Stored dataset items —
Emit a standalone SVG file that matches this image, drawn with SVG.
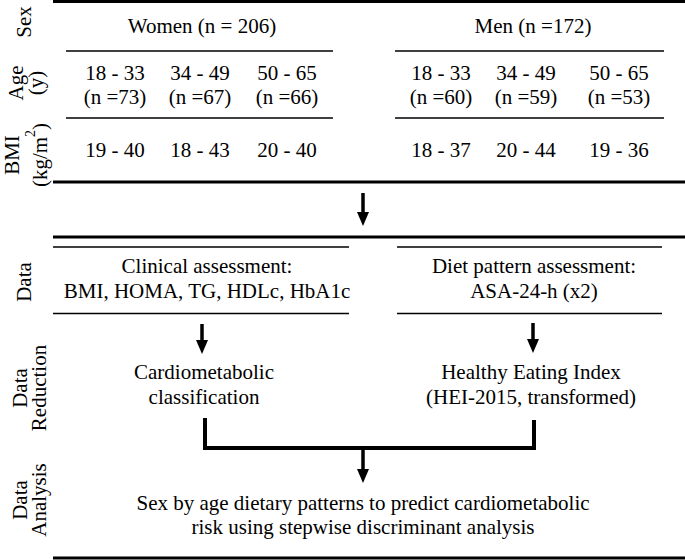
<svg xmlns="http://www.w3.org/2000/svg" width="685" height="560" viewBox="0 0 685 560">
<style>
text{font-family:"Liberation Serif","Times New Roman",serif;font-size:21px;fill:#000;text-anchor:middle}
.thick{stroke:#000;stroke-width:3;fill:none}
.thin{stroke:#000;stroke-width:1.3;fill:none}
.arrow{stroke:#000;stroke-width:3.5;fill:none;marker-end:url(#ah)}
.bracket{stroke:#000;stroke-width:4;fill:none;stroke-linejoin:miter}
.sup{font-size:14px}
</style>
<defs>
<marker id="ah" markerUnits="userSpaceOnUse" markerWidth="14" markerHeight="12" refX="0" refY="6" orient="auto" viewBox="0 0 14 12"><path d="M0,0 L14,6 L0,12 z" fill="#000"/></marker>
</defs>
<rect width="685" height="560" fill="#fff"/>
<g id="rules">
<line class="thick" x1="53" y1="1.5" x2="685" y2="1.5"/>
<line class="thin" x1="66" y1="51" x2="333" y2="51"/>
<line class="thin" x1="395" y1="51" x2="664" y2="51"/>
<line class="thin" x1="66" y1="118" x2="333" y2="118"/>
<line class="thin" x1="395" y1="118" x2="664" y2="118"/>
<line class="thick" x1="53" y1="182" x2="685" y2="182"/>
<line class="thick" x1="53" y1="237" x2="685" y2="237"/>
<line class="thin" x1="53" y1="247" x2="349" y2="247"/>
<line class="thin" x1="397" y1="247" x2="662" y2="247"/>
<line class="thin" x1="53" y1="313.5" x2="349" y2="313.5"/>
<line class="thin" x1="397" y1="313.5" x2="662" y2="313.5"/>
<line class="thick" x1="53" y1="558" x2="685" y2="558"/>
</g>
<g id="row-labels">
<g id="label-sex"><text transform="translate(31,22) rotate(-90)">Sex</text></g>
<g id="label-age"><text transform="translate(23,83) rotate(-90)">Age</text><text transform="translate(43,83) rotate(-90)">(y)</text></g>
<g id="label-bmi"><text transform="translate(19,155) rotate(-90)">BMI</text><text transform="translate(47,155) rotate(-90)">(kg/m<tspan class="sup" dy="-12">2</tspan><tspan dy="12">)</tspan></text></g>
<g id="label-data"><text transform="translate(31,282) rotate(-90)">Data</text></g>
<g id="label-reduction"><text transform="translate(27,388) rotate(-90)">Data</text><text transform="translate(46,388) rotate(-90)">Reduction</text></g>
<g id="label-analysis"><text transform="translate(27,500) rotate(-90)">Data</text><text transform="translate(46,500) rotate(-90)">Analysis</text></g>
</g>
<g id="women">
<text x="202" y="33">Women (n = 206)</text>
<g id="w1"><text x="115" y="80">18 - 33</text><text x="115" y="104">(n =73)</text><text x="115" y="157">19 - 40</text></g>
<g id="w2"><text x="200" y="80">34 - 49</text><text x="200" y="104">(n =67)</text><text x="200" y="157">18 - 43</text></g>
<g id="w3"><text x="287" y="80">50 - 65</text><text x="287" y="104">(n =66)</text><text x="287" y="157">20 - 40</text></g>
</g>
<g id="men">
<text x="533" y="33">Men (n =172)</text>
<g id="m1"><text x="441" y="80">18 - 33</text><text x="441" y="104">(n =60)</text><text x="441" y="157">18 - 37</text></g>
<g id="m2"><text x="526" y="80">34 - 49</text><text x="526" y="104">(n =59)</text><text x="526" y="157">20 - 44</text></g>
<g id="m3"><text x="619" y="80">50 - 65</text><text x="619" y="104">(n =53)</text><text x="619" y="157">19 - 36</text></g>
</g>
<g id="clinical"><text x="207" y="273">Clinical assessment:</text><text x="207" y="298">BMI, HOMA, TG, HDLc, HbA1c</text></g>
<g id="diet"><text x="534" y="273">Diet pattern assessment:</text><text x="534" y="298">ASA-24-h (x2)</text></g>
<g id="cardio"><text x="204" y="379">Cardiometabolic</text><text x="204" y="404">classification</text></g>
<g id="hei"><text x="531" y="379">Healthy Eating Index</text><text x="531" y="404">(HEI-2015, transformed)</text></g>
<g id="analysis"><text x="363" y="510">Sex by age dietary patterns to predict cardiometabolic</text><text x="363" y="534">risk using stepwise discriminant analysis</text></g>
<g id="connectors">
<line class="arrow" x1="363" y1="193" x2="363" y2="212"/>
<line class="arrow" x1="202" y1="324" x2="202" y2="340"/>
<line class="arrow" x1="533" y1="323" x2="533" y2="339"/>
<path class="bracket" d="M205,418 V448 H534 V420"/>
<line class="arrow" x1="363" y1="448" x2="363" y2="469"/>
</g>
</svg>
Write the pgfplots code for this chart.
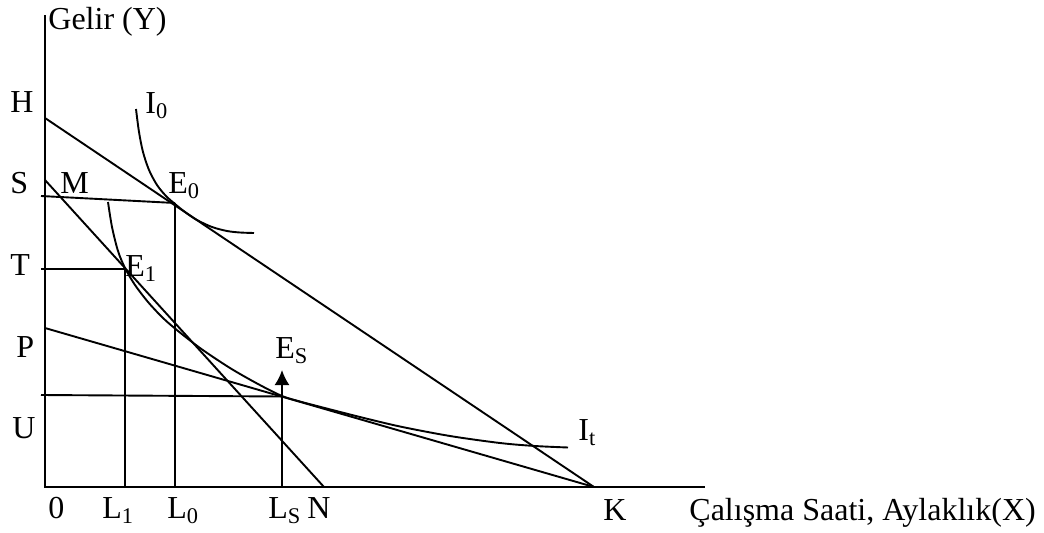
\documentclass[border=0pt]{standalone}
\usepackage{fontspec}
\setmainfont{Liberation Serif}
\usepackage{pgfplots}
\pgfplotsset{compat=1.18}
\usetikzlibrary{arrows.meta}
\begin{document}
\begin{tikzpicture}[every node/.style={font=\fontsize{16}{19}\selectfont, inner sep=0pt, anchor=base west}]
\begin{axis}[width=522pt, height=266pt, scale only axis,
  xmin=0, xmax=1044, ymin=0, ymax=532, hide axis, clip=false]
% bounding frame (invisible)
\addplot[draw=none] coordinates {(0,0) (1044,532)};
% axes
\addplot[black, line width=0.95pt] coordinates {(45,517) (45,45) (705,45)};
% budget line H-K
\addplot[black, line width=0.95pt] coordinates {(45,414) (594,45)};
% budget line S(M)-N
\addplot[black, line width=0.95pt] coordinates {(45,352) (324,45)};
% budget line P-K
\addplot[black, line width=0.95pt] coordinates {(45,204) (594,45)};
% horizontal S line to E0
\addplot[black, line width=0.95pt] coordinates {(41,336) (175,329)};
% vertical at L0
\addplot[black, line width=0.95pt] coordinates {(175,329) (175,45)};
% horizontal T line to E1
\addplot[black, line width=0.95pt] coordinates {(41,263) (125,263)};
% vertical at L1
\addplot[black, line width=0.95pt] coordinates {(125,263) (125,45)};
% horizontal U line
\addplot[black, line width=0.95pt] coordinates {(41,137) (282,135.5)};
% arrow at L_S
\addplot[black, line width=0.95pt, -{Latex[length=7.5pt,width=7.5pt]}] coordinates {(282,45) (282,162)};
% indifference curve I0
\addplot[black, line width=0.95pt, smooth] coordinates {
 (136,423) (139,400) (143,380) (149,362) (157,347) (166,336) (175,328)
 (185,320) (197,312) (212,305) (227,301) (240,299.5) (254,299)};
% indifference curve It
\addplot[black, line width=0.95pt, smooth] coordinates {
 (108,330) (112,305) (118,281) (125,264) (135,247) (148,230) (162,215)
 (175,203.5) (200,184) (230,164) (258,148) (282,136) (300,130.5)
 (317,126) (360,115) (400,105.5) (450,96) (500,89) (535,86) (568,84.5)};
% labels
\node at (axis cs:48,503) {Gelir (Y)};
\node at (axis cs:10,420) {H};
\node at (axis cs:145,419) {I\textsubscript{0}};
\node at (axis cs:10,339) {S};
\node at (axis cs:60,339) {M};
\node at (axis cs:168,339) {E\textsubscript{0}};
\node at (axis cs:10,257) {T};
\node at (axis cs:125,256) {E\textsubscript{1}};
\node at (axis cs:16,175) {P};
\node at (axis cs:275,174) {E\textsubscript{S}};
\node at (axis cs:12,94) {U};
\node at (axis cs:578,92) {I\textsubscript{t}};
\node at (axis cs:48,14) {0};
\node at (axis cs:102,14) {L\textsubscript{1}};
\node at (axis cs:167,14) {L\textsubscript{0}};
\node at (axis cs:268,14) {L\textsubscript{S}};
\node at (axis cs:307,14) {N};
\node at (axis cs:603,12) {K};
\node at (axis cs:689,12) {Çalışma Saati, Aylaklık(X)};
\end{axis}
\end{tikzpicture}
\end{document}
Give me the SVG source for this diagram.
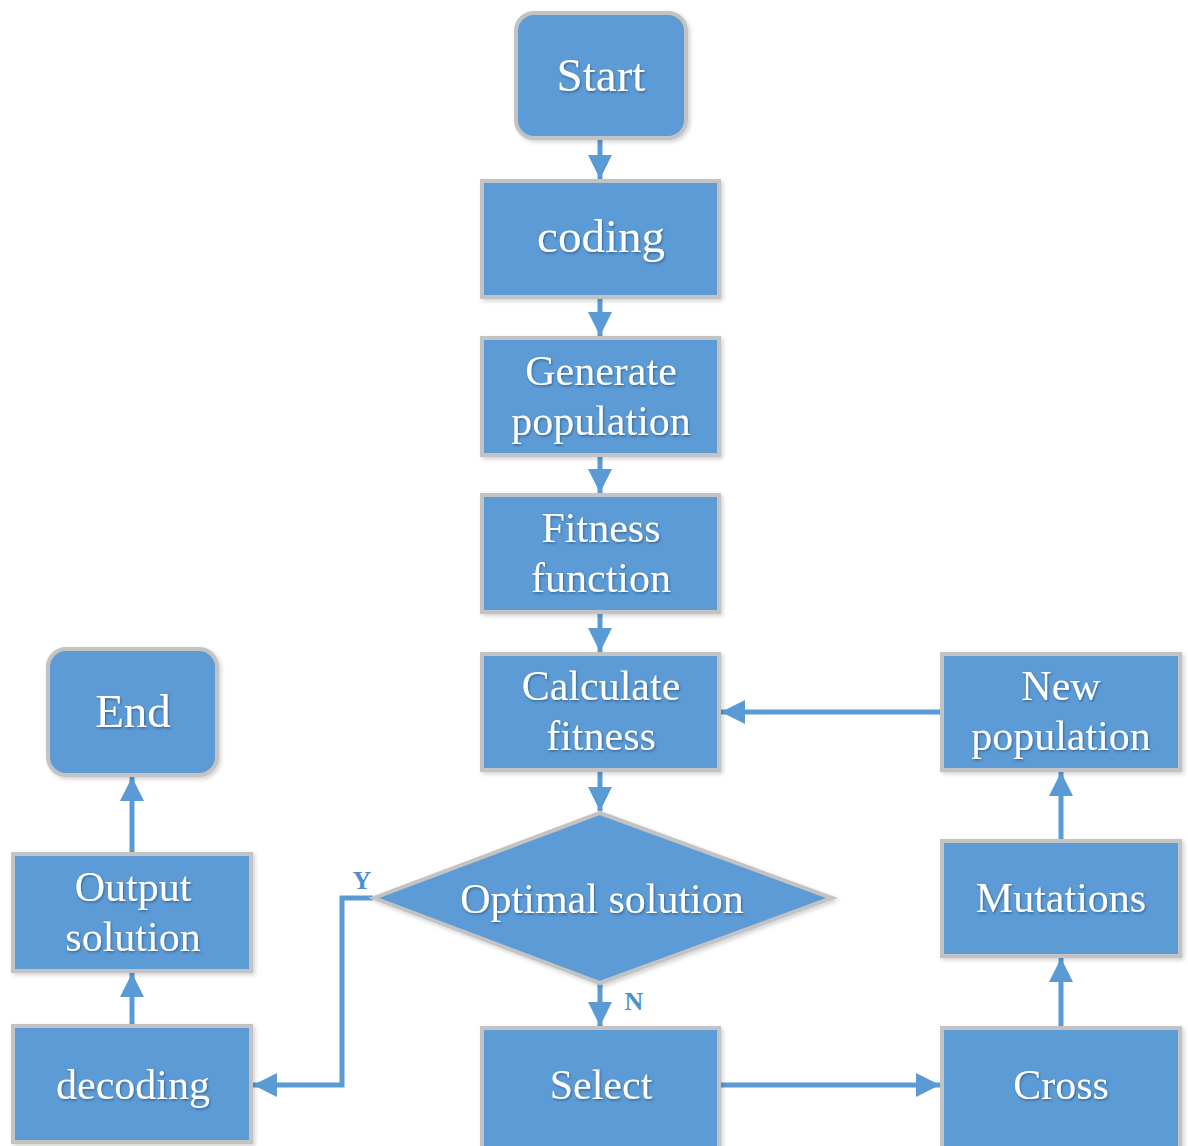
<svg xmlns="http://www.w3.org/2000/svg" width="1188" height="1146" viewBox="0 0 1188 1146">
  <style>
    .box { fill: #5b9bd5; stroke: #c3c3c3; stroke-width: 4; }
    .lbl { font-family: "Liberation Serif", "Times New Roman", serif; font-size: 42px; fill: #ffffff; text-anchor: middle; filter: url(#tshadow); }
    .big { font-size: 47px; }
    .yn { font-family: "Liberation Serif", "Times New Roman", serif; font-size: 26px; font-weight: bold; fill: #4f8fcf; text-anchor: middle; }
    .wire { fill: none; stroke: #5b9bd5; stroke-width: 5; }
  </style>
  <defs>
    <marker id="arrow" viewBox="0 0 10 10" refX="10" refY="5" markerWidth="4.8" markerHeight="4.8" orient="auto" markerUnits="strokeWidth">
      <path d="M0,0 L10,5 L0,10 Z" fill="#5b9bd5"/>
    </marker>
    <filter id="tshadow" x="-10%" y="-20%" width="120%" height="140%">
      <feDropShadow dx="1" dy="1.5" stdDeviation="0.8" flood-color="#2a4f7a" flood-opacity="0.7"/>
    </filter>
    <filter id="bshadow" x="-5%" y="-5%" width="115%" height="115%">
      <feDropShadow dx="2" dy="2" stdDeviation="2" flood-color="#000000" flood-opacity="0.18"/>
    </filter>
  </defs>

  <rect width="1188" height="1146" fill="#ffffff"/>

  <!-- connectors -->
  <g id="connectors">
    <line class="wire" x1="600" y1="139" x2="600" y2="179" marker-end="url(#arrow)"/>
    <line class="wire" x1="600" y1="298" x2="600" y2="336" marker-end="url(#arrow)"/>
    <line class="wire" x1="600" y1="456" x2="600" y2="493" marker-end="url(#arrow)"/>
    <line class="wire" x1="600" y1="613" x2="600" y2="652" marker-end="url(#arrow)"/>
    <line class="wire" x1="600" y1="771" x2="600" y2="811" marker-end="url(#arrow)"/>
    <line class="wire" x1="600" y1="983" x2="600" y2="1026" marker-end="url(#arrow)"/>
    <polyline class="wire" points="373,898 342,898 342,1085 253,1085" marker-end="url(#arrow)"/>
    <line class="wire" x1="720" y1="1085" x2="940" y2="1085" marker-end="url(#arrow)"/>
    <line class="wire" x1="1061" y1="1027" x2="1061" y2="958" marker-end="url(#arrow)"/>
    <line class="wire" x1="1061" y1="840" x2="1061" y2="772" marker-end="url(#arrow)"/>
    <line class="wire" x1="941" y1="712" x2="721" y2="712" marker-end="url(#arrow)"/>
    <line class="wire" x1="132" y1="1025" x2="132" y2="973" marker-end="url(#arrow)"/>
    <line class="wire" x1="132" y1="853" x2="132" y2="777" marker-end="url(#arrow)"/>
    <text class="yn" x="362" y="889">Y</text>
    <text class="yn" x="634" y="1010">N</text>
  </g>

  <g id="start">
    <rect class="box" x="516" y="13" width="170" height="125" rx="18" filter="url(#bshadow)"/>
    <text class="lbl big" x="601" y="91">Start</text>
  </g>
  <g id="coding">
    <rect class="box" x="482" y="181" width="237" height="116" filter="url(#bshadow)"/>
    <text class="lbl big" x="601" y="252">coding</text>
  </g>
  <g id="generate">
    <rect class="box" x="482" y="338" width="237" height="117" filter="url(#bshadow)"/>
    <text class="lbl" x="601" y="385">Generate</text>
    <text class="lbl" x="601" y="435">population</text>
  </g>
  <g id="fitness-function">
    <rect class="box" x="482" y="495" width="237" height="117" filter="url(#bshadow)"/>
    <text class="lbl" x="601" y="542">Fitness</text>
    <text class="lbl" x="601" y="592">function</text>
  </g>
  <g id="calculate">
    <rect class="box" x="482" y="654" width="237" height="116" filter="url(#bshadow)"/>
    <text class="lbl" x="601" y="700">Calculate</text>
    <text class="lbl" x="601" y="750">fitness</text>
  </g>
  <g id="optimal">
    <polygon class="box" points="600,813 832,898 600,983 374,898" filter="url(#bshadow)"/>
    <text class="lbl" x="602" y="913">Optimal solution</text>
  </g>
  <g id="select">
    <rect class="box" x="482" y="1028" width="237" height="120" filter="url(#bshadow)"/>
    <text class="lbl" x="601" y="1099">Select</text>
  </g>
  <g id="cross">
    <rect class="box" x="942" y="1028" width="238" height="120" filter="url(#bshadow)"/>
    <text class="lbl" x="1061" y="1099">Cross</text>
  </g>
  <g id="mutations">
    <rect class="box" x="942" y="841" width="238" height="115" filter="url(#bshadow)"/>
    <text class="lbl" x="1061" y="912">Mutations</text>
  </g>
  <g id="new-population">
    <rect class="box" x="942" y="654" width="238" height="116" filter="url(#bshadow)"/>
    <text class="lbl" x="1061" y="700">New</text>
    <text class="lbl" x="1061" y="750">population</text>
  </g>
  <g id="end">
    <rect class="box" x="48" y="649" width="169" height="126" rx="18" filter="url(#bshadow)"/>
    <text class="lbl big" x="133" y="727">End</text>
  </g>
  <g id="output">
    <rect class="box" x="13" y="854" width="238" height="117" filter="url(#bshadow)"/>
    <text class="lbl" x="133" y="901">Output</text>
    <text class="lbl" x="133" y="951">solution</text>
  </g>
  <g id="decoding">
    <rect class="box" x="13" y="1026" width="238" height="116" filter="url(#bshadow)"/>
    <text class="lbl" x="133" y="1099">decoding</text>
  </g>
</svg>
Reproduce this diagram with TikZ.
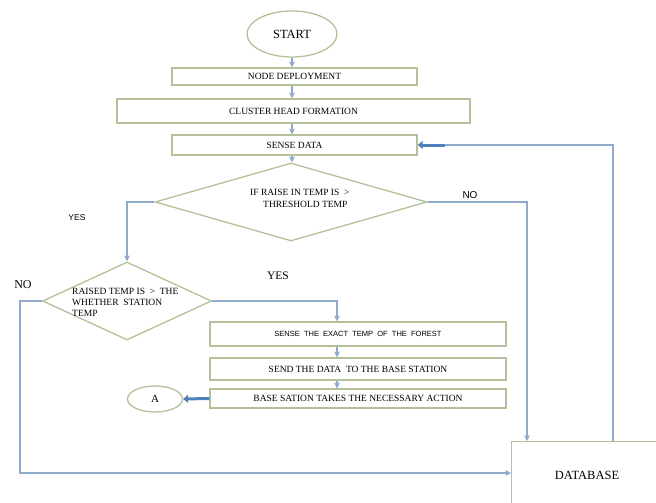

Written task —
Only a number is needed: how many lines of the material above contain "this"?

Expected answer —
4